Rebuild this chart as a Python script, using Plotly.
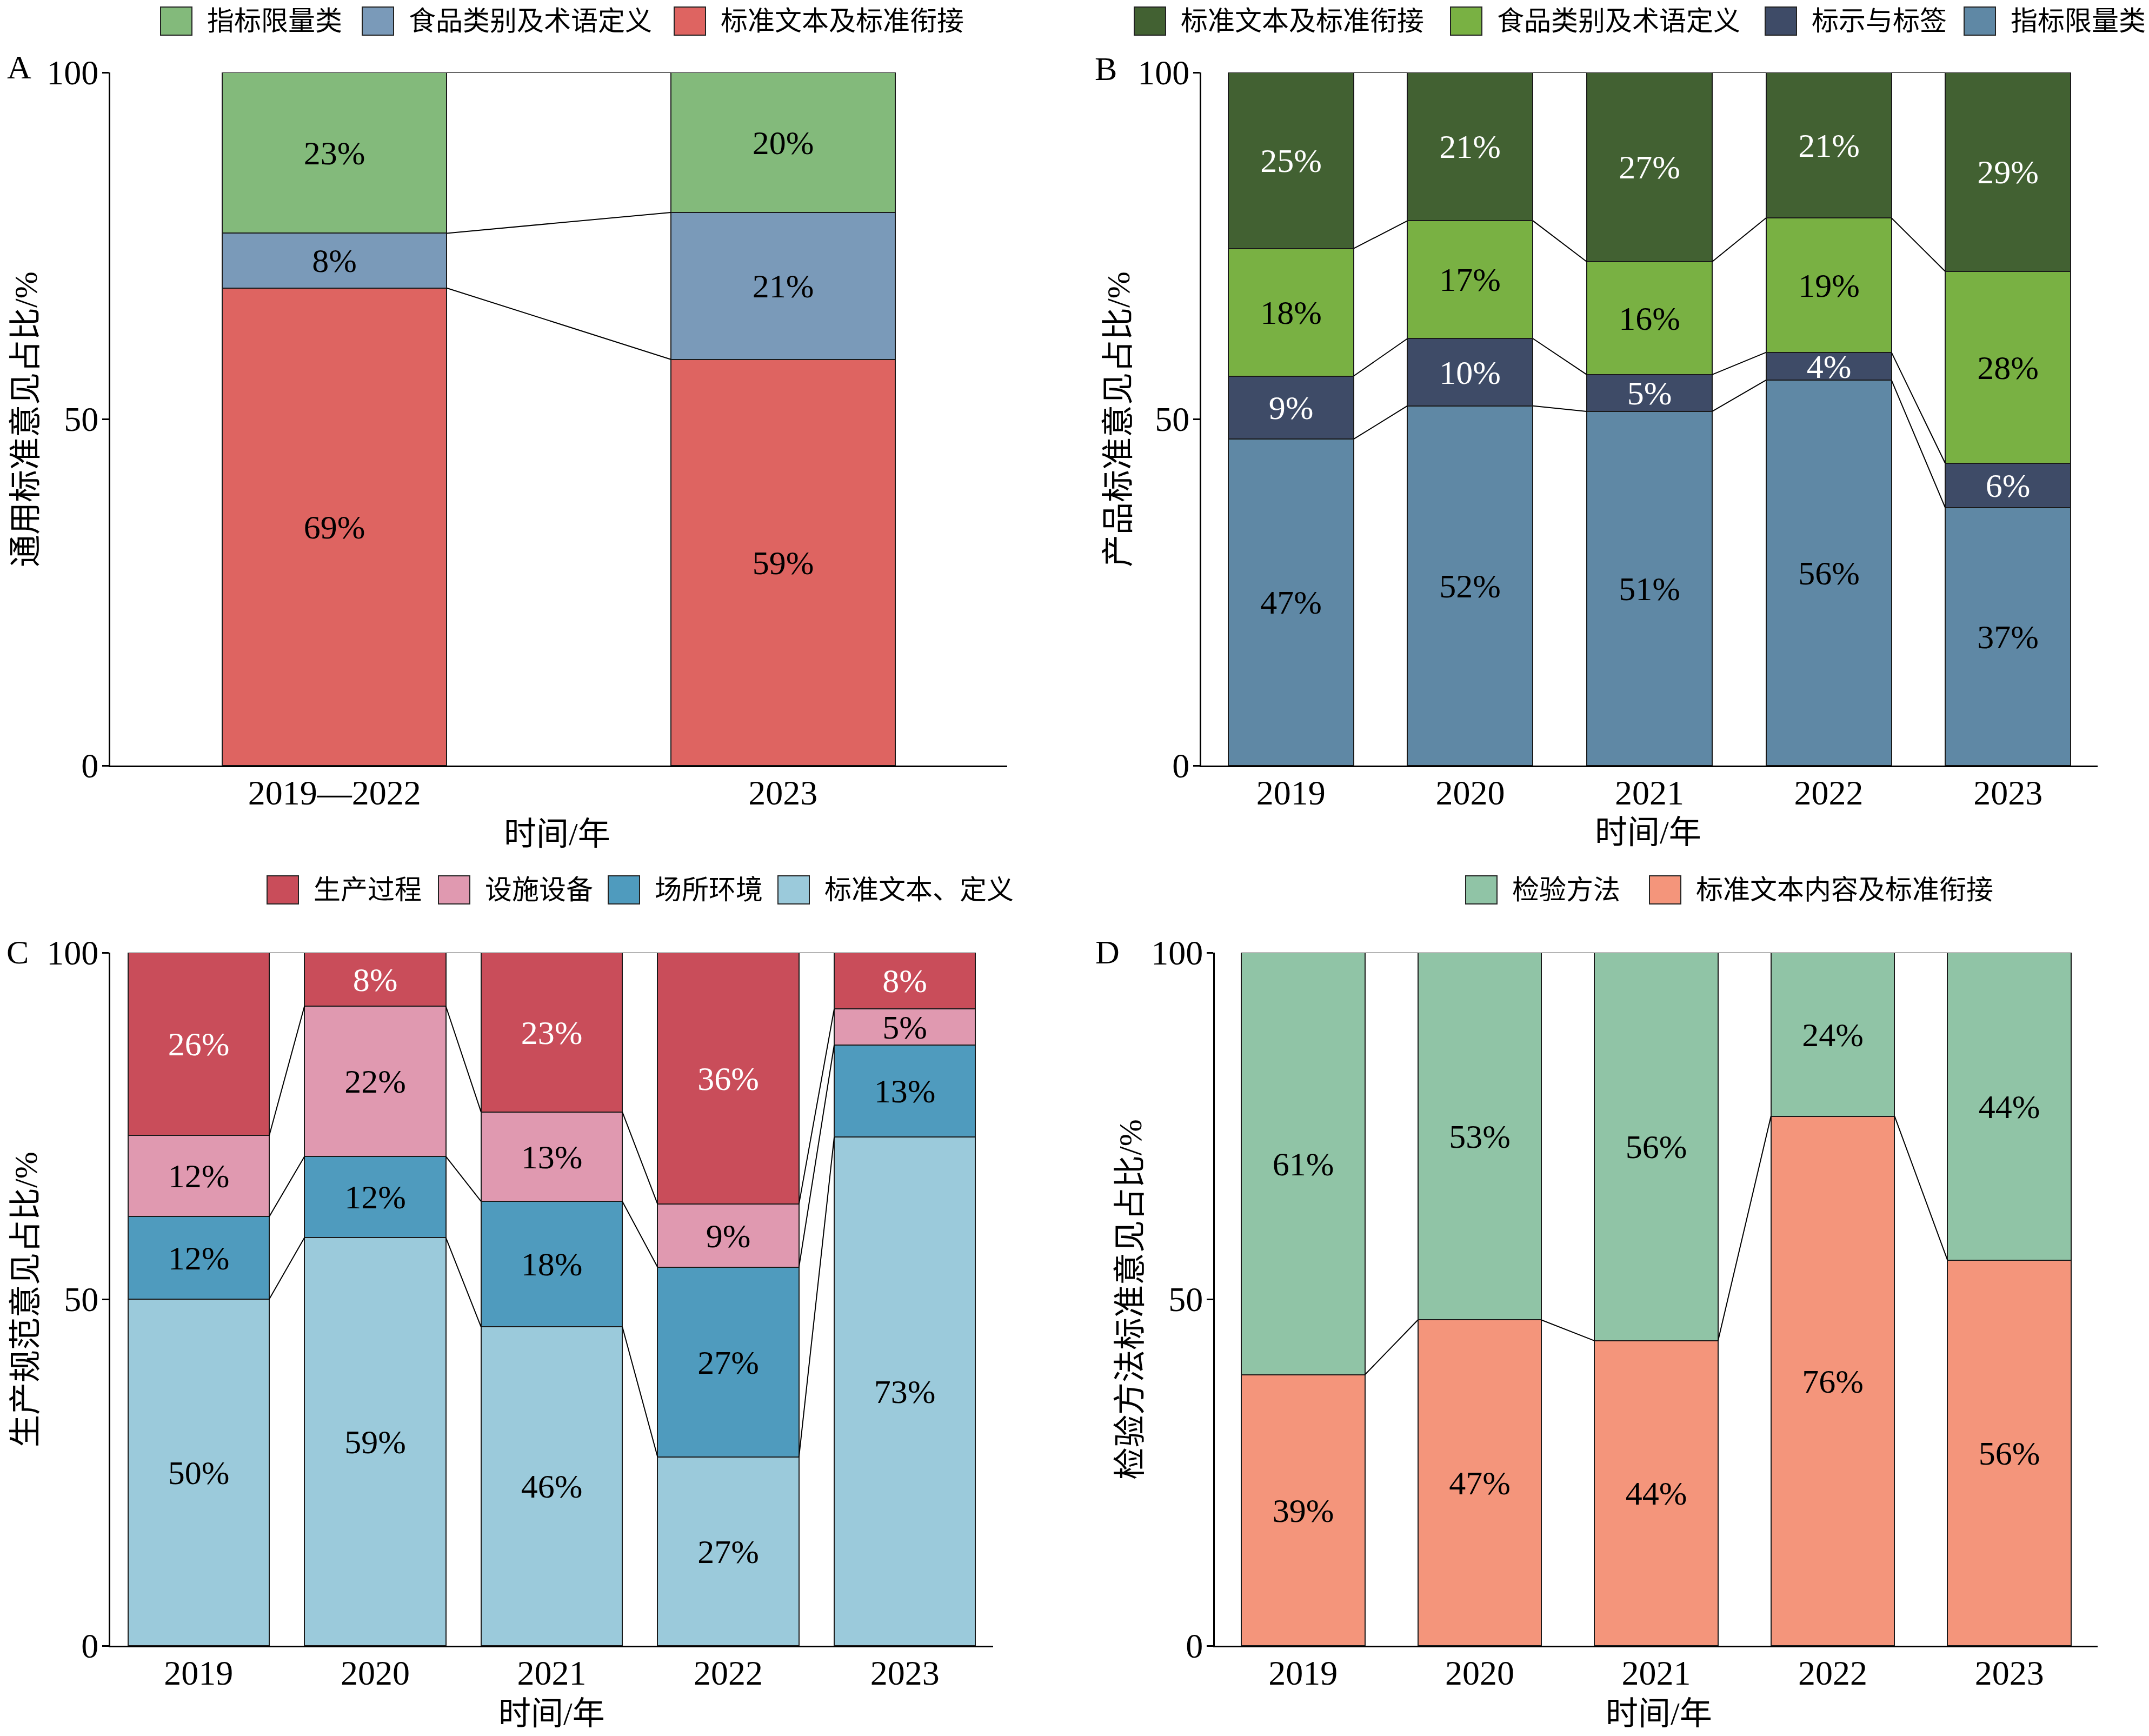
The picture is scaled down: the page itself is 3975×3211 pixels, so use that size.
import plotly.graph_objects as go

W, H = 3975, 3211
FONT = "Liberation Serif, Noto Sans CJK SC"

# ---------------- data ----------------
# Panel A (stack order bottom -> top)
a_categories = ["2019—2022", "2023"]
a_names = ["标准文本及标准衔接", "食品类别及术语定义", "指标限量类"]
a_std_text = [68.9, 58.6]
a_food_terms = [7.9, 21.2]
a_limits = [23.2, 20.2]
a_legend_order = ["指标限量类", "食品类别及术语定义", "标准文本及标准衔接"]

# Panel B
b_categories = ["2019", "2020", "2021", "2022", "2023"]
b_names = ["指标限量类", "标示与标签", "食品类别及术语定义", "标准文本及标准衔接"]
b_limits = [47.1, 51.9, 51.1, 55.6, 37.2]
b_labels = [9.1, 9.7, 5.3, 4.0, 6.4]
b_food_terms = [18.4, 17.0, 16.3, 19.4, 27.7]
b_std_text = [25.4, 21.4, 27.3, 21.0, 28.7]
b_legend_order = ["标准文本及标准衔接", "食品类别及术语定义", "标示与标签", "指标限量类"]

# Panel C
c_categories = ["2019", "2020", "2021", "2022", "2023"]
c_names = ["标准文本、定义", "场所环境", "设施设备", "生产过程"]
c_std_text = [50.0, 58.9, 46.0, 27.2, 73.4]
c_site_env = [11.9, 11.7, 18.1, 27.4, 13.3]
c_facility = [11.7, 21.7, 12.9, 9.1, 5.2]
c_process = [26.4, 7.7, 23.0, 36.3, 8.1]
c_legend_order = ["生产过程", "设施设备", "场所环境", "标准文本、定义"]

# Panel D
d_categories = ["2019", "2020", "2021", "2022", "2023"]
d_names = ["标准文本内容及标准衔接", "检验方法"]
d_std_text = [39.1, 47.0, 44.0, 76.4, 55.6]
d_methods = [60.9, 53.0, 56.0, 23.6, 44.4]
d_legend_order = ["检验方法", "标准文本内容及标准衔接"]

y_ticks = [0, 50, 100]

# ---------------- styles ----------------
a_colors = {"标准文本及标准衔接": "#DE6461", "食品类别及术语定义": "#7A9AB9", "指标限量类": "#83BA7B"}
a_tcolors = {"标准文本及标准衔接": "black", "食品类别及术语定义": "black", "指标限量类": "black"}
b_colors = {"指标限量类": "#5F88A5", "标示与标签": "#3E4B67", "食品类别及术语定义": "#79B143", "标准文本及标准衔接": "#426132"}
b_tcolors = {"指标限量类": "black", "标示与标签": "white", "食品类别及术语定义": "black", "标准文本及标准衔接": "white"}
c_colors = {"标准文本、定义": "#9BCADB", "场所环境": "#4F9BBE", "设施设备": "#E099B0", "生产过程": "#C94D5A"}
c_tcolors = {"标准文本、定义": "black", "场所环境": "black", "设施设备": "black", "生产过程": "white"}
d_colors = {"标准文本内容及标准衔接": "#F4957B", "检验方法": "#90C4A6"}
d_tcolors = {"标准文本内容及标准衔接": "black", "检验方法": "black"}


def px(x):
    return x / W


def py(y):
    return 1 - y / H


fig = go.Figure()


def add_panel(xa, ya, categories, series, names, colors, tcolors, width):
    xs = list(range(len(categories)))
    cum = [0.0] * len(xs)
    levels = []
    for vals, name in zip(series, names):
        fig.add_trace(go.Bar(
            x=xs, y=vals, name=name, width=width, xaxis=xa, yaxis=ya,
            marker=dict(color=colors[name], line=dict(color="#1a1a1a", width=2)),
            text=[f"{round(v)}%" for v in vals], textposition="inside",
            insidetextanchor="middle", textangle=0,
            textfont=dict(family=FONT, size=62, color=tcolors[name]),
            showlegend=False, hoverinfo="skip"))
        cum = [c + v for c, v in zip(cum, vals)]
        levels.append(list(cum))
    lx, ly = [], []
    for lev in levels:
        for i in range(len(xs) - 1):
            lx += [xs[i] + width / 2, xs[i + 1] - width / 2, None]
            ly += [lev[i], lev[i + 1], None]
    fig.add_trace(go.Scatter(x=lx, y=ly, mode="lines", xaxis=xa, yaxis=ya,
                             line=dict(color="black", width=2),
                             showlegend=False, hoverinfo="skip"))


add_panel("x", "y", a_categories, [a_std_text, a_food_terms, a_limits], a_names, a_colors, a_tcolors, 0.5)
add_panel("x2", "y2", b_categories, [b_limits, b_labels, b_food_terms, b_std_text], b_names, b_colors, b_tcolors, 0.70)
add_panel("x3", "y3", c_categories, [c_std_text, c_site_env, c_facility, c_process], c_names, c_colors, c_tcolors, 0.80)
add_panel("x4", "y4", d_categories, [d_std_text, d_methods], d_names, d_colors, d_tcolors, 0.70)


def xaxis_cfg(domain, cats, anchor):
    return dict(domain=domain, range=[-0.5, len(cats) - 0.5], tickvals=list(range(len(cats))),
                ticktext=cats, showline=True, linewidth=3, linecolor="black", ticks="",
                showgrid=False, zeroline=False, anchor=anchor, ticklabelstandoff=-8,
                automargin=False,
                tickfont=dict(family=FONT, size=64, color="black"), fixedrange=True)


def yaxis_cfg(domain, anchor):
    return dict(domain=domain, range=[0, 100], tickvals=y_ticks, ticks="outside", ticklen=12,
                tickwidth=3, tickcolor="black", showline=True, linewidth=3, linecolor="black",
                showgrid=False, zeroline=False, anchor=anchor, ticklabelstandoff=-6,
                automargin=False,
                tickfont=dict(family=FONT, size=64, color="black"), fixedrange=True)


top_y = [py(1416), py(134)]
bot_y = [py(3044), py(1762)]

annotations = []
shapes = []


def text_ann(x, y, text, size=60, angle=0, xanchor="center"):
    annotations.append(dict(x=px(x), y=py(y), xref="paper", yref="paper", text=text,
                            showarrow=False, textangle=angle, xanchor=xanchor, yanchor="middle",
                            font=dict(family=FONT, size=size, color="black")))


# panel letters
text_ann(35, 124, "A", 62)
text_ann(2046, 127, "B", 62)
text_ann(32, 1761, "C", 62)
text_ann(2048, 1761, "D", 62)

# axis titles
text_ann(1030, 1543, "时间/年")
text_ann(3048, 1540, "时间/年")
text_ann(1020, 3170, "时间/年")
text_ann(3068, 3170, "时间/年")
text_ann(48, 776, "通用标准意见占比/%", angle=-90)
text_ann(2069, 776, "产品标准意见占比/%", angle=-90)
text_ann(48, 2404, "生产规范意见占比/%", angle=-90)
text_ann(2091, 2404, "检验方法标准意见占比/%", angle=-90)


# manual legends
def legend(names, colors, box_xs, yc):
    for name, bx in zip(names, box_xs):
        shapes.append(dict(type="rect", xref="paper", yref="paper",
                           x0=px(bx), x1=px(bx + 58), y0=py(yc + 26), y1=py(yc - 26),
                           fillcolor=colors[name], line=dict(color="#222", width=2)))
        text_ann(bx + 84, yc, name, 50, xanchor="left")


legend(a_legend_order, a_colors, [297, 670, 1247], 39)
legend(b_legend_order, b_colors, [2098, 2683, 3265, 3633], 39)
legend(c_legend_order, c_colors, [494, 811, 1125, 1439], 1646)
legend(d_legend_order, d_colors, [2711, 3051], 1646)

fig.update_layout(
    width=W, height=H, margin=dict(l=0, r=0, t=0, b=0, pad=0, autoexpand=False),
    paper_bgcolor="white", plot_bgcolor="white",
    barmode="stack", bargap=0, showlegend=False,
    uniformtext=dict(minsize=62, mode="show"),
    font=dict(family=FONT, size=60, color="black"),
    xaxis=xaxis_cfg([px(204), px(1863)], a_categories, "y"),
    yaxis=yaxis_cfg(top_y, "x"),
    xaxis2=xaxis_cfg([px(2222), px(3880)], b_categories, "y2"),
    yaxis2=yaxis_cfg(top_y, "x2"),
    xaxis3=xaxis_cfg([px(204), px(1837)], c_categories, "y3"),
    yaxis3=yaxis_cfg(bot_y, "x3"),
    xaxis4=xaxis_cfg([px(2247), px(3880)], d_categories, "y4"),
    yaxis4=yaxis_cfg(bot_y, "x4"),
    annotations=annotations, shapes=shapes,
)

fig.write_html("out.html", config={"displayModeBar": False},
               post_script="document.body.style.margin='0';document.body.style.overflow='hidden';")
------------------------------------------------------------------------
Task: Begin at the top of the material above and output each line exactly, stopping after the line that holds "y_ticks = [0, 50, 100]". Leave out pictures.

Result below:
Rebuild this chart as a Python script, using Plotly.
The picture is scaled down: the page itself is 3975×3211 pixels, so use that size.
import plotly.graph_objects as go

W, H = 3975, 3211
FONT = "Liberation Serif, Noto Sans CJK SC"

# ---------------- data ----------------
# Panel A (stack order bottom -> top)
a_categories = ["2019—2022", "2023"]
a_names = ["标准文本及标准衔接", "食品类别及术语定义", "指标限量类"]
a_std_text = [68.9, 58.6]
a_food_terms = [7.9, 21.2]
a_limits = [23.2, 20.2]
a_legend_order = ["指标限量类", "食品类别及术语定义", "标准文本及标准衔接"]

# Panel B
b_categories = ["2019", "2020", "2021", "2022", "2023"]
b_names = ["指标限量类", "标示与标签", "食品类别及术语定义", "标准文本及标准衔接"]
b_limits = [47.1, 51.9, 51.1, 55.6, 37.2]
b_labels = [9.1, 9.7, 5.3, 4.0, 6.4]
b_food_terms = [18.4, 17.0, 16.3, 19.4, 27.7]
b_std_text = [25.4, 21.4, 27.3, 21.0, 28.7]
b_legend_order = ["标准文本及标准衔接", "食品类别及术语定义", "标示与标签", "指标限量类"]

# Panel C
c_categories = ["2019", "2020", "2021", "2022", "2023"]
c_names = ["标准文本、定义", "场所环境", "设施设备", "生产过程"]
c_std_text = [50.0, 58.9, 46.0, 27.2, 73.4]
c_site_env = [11.9, 11.7, 18.1, 27.4, 13.3]
c_facility = [11.7, 21.7, 12.9, 9.1, 5.2]
c_process = [26.4, 7.7, 23.0, 36.3, 8.1]
c_legend_order = ["生产过程", "设施设备", "场所环境", "标准文本、定义"]

# Panel D
d_categories = ["2019", "2020", "2021", "2022", "2023"]
d_names = ["标准文本内容及标准衔接", "检验方法"]
d_std_text = [39.1, 47.0, 44.0, 76.4, 55.6]
d_methods = [60.9, 53.0, 56.0, 23.6, 44.4]
d_legend_order = ["检验方法", "标准文本内容及标准衔接"]

y_ticks = [0, 50, 100]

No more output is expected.